Part of a “new economy” group called The Democracy Collaborative, Kelly and her latest goal is to inspire a movement of 50 million corporate worker-owners by 2050. A wonderful writer, her latest work can get wonky, so I’ll link you here to one of her earliest questions: Can Corporations Be Good? published in Yes! Magazine back in 2012.

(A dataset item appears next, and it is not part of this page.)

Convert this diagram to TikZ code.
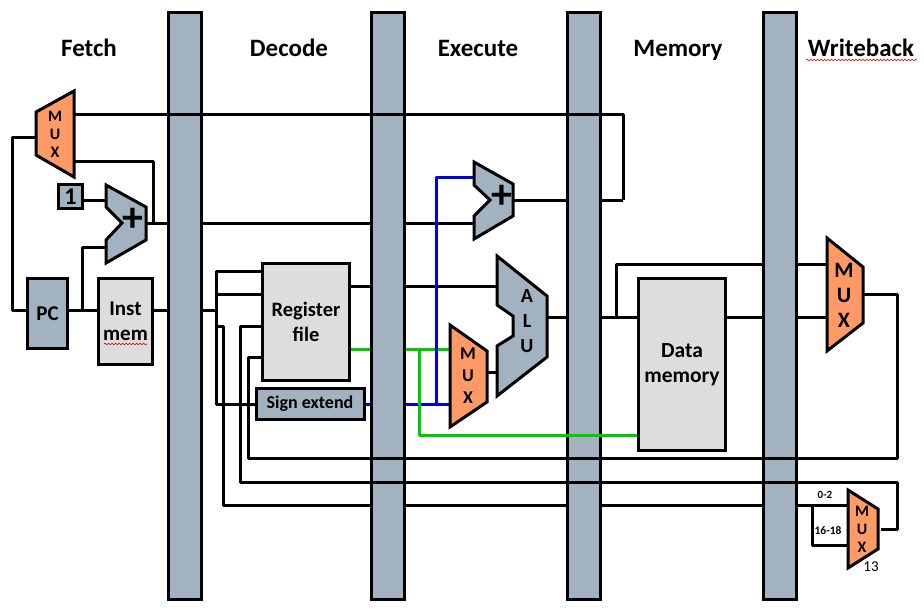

Yes! Magazine is full of unscrewed news and positive vibes. Its publisher, Fran Korten, wrote about Kelly’s history and her latest goal for worker-ownership more recently in TruthOut. These two articles will introduce you to Kelly’s innovations, and also to two cutting-edge publications, if you don’t already know them. You can connect with her Fifty By Fifty Network at https://www.fiftybyfifty.org

Despite her use of the g-word, generative, which literally requires diverse chromosomal exchanges between two sexes, Kelly seems reluctant to mention gender in her work. I can’t say I blame her, as that generally doesn’t help you get ahead. But gender is an element I consider crucial to understanding the meaning of “female” in a still male-dominated world of business and money—and crucial for both men and women to understand if we’re to make lasting corpus/corporate changes.